Besok Ada Peristiwa Langit Hujan Meteor Leonid, Apa itu Hujan Meteor?

Reporter

Idris Boufakar

Editor

Dwi Arjanto

Rabu, 16 November 2022 17:59 WIB

Ilustrasi lokasi kemunculan hujan meteor Tau-Herculids. Foto/Instagram/belajarastro.id

TEMPO.CO, Jakarta -Beberapa hujan meteor akan berlangsung aktif selama bulan November. Puncaknya diperkirakan terjadi pada malam 17 November dan pagi 18 November di Asia Tenggara.

Dilansir dari laman Badan Riset dan Inovasi Nasional (BRIN), hujan meteor adalah fenomena astronomis tahunan yang terjadi saat sejumlah meteor berpindah dari titik tertentu di langit.

Hujan meteor ini tampak seperti bintang jatuh. Padahal sesungguhnya, merupakan batuan atau debu antar planet yang memasuki atmosfer dan terbakar karena gesekan dengan atmosfer.

Melansir dari situs Earthsky kita dapat melihat 10 hingga 15 meteor per jam saat puncaknya. Akan tetapi, apabila langit terang bulan, beberapa meteor yang sinarnya amat cerah bisa tetap terlihat meski berada di bawah cahaya satelit alami Bumi.

Waktu untuk Melihat Meteor

Di mana pun Anda berada di Bumi tidak masalah ketika Anda menonton pada pagi hari saat puncak hujan meteor. Namun ada baiknya Anda menonton pada jam-jam antara tengah malam dan fajar, ketika gerak maju Bumi melalui ruang angkasa telah membawa bagian Bumi langsung ke aliran meteor.

Sedangkan tempat terbaik untuk menyaksikan hujan meteor Leonid harus jauh dari keramaian kota, sehingga bintang-bintang yang berkilauan, yang tenggelam lantaran lampu kota, mulai muncul.

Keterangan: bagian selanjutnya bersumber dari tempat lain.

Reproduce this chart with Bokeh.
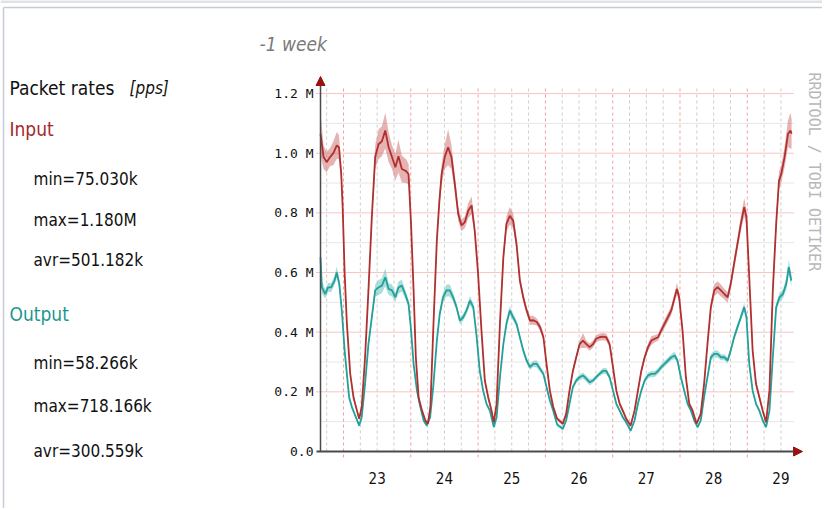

Anda bisa mengunjungi laman EarthSky's Best Places to Stargaze untuk mendapatkan rekomendasi lokasi terbaik melihat bintang jatuh berdasarkan negara di mana Anda tinggal.

Hujan Meteor

Meteor dalam hujan tahunan dinamai untuk menunjukkan titik di langit yang terkena pancaran. Hujan meteor Leonid berasal dari konstelasi Leo the Lion (Leo si Singa), karena meteor-meteor ini memancar keluar dari sekitar bintang-bintang yang mewakili Lion's Mane.

Jika Anda melacak jalur meteor Leonid di kubah langit, mereka akan tampak mengalir dari dekat bintang Algieba di rasi bintang Leo. Titik di langit di mana mereka muncul untuk memancarkan sinar disebut titik bercahaya. Titik bercahaya ini adalah ilusi optik.

Baca juga : Langit September Diwarnai 2 Hujan Meteor, Oposisi Jupiter, Ekuinoks

Ilusi titik radiasi semacam itu disebabkan oleh fakta bahwa meteor bergerak pada jalur paralel. Dalam beberapa tahun terakhir, menurut Earthsky, banyak yang salah kaprah bahwa kita harus mengetahui keberadaan titik pancaran hujan meteor untuk menyaksikan hujan meteor itu sendiri.

Namun, menurut Earthsky, kita sebenarnya tidak perlu melakukannya. Meteor biasanya tidak terlihat sampai 30 derajat atau lebih dari titik pancarannya. Mereka melesat keluar dari radiasi ke segala arah. Jadi, meteor Leonid pun demikian. Mereka akan muncul di semua bagian langit.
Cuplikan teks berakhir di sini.